Like other muses, they may not even object to people widely associated with themselves being portrayed as more attractive and, unless the plot demands otherwise, better dressed. Courtesy of the most generous casting since Benedict Cumberbatch played Dominic Cummings, we find the 92-year-old Murdoch adorably reimagined (if only in the minds of his divorce lawyers) as an actor whose cragginess, in the shape of Brian Cox, is decades from being, when pictured in a romantic context, emetic. And whose clothes are – as Murdoch’s have not yet been – the object of reverent analysis at GQ. Instead of “the standard issue of white masculine supremacy”, it noted of one outfit, “Roy has opted instead for a look defined by an expensive softness”.

Rupert Murdoch in jeans, a pink shirt under a navy vest and a Sun Valley branded baseball cap.
Not really GQ style: Rupert Murdoch in 2016. Photograph: Drew Angerer/Getty Images

Even if – as would help explain their popularity with everyone from David Cameron to, for a while, Gordon Brown – the Murdochs are privately amusing, there are also worse fates, given the public rarely sees the dynasty at its wittiest, than being lent the combined brilliance of the Succession writers’ room.
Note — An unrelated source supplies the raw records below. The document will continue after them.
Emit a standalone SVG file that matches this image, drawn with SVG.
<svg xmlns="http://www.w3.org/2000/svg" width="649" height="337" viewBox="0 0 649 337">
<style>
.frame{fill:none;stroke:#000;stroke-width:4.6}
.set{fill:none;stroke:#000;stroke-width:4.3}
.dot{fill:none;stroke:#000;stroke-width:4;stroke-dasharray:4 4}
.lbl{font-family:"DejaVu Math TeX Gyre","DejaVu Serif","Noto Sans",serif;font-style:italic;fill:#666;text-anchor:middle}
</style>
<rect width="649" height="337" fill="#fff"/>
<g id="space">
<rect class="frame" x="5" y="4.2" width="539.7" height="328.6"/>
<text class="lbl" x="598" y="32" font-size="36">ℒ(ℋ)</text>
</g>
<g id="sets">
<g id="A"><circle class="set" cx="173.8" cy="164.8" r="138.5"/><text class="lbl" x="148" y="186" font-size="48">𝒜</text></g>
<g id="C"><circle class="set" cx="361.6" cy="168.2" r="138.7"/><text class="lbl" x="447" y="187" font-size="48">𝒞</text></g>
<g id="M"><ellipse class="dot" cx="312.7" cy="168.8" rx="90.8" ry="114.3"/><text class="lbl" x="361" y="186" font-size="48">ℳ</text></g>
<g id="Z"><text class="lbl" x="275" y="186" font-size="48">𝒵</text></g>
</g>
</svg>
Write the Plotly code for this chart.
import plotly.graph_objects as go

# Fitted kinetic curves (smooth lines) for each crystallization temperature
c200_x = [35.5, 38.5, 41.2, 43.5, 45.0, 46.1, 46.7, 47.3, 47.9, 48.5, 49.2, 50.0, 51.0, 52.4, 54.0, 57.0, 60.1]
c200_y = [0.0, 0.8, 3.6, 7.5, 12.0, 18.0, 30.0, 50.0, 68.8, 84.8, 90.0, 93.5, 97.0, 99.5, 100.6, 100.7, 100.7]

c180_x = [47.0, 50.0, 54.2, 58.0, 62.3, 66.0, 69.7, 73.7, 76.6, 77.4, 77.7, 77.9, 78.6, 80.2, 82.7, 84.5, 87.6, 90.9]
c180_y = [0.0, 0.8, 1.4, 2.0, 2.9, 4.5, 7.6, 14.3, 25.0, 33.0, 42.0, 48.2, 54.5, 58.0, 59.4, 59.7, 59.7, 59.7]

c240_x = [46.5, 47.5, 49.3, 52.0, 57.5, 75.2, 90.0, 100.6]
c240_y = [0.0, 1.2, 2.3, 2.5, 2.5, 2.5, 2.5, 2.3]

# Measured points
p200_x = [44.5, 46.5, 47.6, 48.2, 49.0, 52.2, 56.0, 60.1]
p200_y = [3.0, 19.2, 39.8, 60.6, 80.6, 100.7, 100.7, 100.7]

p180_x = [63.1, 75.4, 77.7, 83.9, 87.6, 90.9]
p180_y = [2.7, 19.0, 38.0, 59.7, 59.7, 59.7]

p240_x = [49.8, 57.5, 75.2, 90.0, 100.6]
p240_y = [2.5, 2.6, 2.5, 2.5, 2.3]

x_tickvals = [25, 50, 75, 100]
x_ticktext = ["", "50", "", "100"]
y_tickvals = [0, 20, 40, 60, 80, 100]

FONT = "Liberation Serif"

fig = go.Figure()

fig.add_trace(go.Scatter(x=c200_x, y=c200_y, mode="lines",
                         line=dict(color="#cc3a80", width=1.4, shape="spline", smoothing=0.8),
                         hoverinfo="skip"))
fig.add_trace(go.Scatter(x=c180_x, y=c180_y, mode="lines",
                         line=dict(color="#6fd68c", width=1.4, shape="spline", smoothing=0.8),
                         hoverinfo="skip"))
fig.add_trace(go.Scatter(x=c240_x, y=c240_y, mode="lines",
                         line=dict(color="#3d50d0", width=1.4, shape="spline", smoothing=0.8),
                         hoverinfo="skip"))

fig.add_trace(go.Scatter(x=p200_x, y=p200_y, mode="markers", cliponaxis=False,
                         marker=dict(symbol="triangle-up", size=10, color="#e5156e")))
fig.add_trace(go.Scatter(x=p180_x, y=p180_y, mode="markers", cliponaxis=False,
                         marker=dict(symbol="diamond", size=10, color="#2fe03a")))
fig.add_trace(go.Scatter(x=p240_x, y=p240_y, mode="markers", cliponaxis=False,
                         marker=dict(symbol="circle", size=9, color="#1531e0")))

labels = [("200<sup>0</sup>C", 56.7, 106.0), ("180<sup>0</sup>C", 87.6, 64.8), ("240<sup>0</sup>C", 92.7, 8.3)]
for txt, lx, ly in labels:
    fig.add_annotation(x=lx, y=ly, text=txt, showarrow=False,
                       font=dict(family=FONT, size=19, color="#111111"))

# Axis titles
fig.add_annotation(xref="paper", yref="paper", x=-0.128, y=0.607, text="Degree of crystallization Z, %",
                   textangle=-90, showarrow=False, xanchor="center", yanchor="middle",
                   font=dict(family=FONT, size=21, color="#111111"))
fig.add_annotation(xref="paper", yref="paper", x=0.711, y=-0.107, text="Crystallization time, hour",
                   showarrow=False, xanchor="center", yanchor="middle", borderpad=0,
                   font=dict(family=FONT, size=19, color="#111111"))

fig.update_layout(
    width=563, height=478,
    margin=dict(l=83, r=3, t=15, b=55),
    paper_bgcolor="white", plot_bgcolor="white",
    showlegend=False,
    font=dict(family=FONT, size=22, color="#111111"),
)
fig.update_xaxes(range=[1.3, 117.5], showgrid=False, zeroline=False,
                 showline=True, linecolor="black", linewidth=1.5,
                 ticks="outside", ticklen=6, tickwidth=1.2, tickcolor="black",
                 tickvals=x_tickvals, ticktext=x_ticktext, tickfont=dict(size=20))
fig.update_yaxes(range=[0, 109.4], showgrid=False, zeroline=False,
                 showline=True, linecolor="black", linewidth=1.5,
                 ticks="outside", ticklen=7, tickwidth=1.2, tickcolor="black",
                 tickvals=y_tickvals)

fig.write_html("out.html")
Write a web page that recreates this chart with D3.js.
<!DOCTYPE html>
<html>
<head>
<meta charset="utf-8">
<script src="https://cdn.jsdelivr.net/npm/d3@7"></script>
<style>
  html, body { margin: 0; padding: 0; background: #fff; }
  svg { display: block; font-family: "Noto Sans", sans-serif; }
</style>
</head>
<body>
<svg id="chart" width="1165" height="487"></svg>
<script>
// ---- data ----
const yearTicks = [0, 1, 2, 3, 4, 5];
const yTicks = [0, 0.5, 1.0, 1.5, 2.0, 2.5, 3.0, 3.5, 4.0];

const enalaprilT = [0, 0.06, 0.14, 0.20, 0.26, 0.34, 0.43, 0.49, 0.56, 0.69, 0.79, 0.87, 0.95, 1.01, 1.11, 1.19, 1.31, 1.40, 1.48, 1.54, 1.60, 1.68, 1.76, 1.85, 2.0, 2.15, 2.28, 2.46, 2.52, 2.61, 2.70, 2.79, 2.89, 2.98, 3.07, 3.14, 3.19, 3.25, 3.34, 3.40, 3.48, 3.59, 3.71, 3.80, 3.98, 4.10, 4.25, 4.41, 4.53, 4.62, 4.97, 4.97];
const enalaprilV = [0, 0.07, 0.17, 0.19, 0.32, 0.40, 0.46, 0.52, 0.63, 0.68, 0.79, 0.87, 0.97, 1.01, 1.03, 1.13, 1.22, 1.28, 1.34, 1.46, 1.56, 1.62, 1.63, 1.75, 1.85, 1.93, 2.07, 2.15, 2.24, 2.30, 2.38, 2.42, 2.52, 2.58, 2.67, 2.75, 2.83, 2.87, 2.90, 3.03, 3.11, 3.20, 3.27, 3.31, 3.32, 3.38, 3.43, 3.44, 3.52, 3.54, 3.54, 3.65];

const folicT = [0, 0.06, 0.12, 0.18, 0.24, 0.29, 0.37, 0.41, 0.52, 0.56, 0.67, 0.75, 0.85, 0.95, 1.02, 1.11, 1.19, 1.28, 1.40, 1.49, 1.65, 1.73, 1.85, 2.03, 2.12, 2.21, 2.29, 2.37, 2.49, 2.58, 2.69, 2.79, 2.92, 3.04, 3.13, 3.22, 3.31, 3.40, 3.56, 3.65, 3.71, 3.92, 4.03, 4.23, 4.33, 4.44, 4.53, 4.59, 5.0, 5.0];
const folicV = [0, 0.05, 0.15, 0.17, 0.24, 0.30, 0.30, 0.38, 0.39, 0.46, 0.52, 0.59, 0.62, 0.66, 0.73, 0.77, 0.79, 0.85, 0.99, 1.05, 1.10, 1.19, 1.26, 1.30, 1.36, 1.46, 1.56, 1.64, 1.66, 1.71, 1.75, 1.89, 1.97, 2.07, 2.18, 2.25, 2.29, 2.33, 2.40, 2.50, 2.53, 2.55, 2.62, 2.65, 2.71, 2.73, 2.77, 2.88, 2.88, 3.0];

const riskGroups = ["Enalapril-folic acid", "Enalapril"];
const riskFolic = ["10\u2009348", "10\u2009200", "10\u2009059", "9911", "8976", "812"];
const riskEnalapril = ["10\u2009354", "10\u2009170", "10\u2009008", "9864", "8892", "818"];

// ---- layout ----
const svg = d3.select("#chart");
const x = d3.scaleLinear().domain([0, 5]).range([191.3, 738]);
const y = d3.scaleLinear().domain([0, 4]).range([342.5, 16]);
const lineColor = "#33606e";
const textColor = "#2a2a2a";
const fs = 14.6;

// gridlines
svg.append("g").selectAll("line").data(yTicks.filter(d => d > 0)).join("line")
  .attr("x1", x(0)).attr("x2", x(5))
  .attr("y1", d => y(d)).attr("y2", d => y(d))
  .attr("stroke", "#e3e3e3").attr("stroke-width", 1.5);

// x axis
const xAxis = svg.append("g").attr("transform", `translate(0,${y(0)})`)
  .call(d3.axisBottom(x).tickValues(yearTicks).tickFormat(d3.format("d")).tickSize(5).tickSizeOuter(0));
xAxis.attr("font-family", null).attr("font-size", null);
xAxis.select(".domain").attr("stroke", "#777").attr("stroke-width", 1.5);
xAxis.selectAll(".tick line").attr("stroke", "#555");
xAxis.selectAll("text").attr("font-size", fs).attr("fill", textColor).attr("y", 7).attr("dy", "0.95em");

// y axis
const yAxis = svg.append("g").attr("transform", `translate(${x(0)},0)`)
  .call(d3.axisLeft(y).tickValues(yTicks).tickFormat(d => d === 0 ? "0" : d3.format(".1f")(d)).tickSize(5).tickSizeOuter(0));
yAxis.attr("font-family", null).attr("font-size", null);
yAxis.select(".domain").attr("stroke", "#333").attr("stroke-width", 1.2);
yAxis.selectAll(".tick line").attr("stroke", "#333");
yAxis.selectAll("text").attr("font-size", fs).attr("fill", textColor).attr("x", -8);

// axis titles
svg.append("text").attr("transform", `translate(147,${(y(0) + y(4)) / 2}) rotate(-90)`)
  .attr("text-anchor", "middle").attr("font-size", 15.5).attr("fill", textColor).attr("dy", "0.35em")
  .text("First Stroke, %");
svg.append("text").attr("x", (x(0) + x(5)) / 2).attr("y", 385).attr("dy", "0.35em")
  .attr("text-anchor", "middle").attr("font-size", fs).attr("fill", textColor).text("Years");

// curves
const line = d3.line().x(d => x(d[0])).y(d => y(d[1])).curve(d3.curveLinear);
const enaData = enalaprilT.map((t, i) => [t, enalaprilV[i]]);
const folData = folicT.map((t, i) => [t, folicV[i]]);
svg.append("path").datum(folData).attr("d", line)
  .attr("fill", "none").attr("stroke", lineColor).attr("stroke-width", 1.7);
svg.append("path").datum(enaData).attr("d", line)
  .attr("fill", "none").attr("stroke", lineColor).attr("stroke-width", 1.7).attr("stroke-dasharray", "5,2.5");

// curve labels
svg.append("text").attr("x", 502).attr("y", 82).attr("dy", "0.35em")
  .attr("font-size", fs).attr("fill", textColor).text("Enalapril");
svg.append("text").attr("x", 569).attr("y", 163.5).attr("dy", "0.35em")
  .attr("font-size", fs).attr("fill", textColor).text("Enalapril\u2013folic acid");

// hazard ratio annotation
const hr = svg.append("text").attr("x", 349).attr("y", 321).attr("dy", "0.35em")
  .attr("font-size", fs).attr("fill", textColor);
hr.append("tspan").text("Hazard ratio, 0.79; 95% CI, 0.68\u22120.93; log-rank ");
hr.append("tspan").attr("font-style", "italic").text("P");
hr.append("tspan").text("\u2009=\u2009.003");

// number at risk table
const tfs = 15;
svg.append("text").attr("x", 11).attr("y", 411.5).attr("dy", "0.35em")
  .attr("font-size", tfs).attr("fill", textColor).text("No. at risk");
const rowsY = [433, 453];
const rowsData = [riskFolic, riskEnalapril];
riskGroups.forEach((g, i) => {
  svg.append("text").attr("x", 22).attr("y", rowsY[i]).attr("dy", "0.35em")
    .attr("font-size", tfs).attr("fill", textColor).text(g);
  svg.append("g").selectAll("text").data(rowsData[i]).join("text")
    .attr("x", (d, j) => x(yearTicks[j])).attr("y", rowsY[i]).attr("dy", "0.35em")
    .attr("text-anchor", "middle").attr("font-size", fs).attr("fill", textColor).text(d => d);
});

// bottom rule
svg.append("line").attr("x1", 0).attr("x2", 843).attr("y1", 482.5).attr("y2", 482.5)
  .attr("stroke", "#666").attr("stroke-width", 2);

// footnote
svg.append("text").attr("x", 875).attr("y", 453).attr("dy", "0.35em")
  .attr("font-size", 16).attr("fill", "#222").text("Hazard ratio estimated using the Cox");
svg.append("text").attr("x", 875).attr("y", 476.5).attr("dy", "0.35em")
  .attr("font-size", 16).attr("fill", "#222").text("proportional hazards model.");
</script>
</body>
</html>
True, at the Leveson inquiry, Murdoch was discovered to have said an amusing thing at the 1987 election (“That’s me!”, after Ken Livingstone complained about “the dreadful lies and smears of the media”), but he attributed it to alcohol. A recent and much appreciated episode featuring Murdoch’s two-week engagement to a devout former dental hygienist also appears to have been, though it was never explained, only inadvertently hilarious.

That Succession has supplied its ghastliest family members – except Greg – with some extenuation, is perhaps its greatest gift to anyone mistaken for them. Logan Roy’s treatment of his children, who duly developed legacy character flaws, is ultimately traced back to his being a mistreated and traumatised child, making later triumphs a kind of majestic victory over deprivation. A final glimpse of him singing sentimentally with friends further reminds everyone that the monster had a sweeter side. Maybe Murdoch senior also had a miserable, scarring upbringing that helps explain why – given the hurt child within – he feels driven, among other things, to influence elections, control leaders and allow his television stations to disseminate the transparently false?

But any similarity with Rupert Murdoch is, as Armstrong has said, bullshit. The living magnate is the Oxford-educated son of a prosperous newspaper proprietor, Sir Keith, whose upbringing, the New York Times commented – in an investigation that naturally created less of a stir than the exit of Logan Roy – was “an extended tutorial in how to use media holdings to extract favors from politicians”.

It could still be among Jesse Armstrong’s considerable achievements that, after despatching his invented dynasty, he ends by sending bereft viewers on a search for stories about real-life Murdochs. A recent highlight in their seven-decade series being Fox v Dominion, in which Mr Murdoch spends $787.5m (£633m) to avoid answering questions about false claims made on his TV channel about the “stolen” 2020 election. For which one source turned out to be a self-styled time traveller who stated: “The Wind tells me I’m a ghost.”

So God knows what Jerry Hall could have given the writers.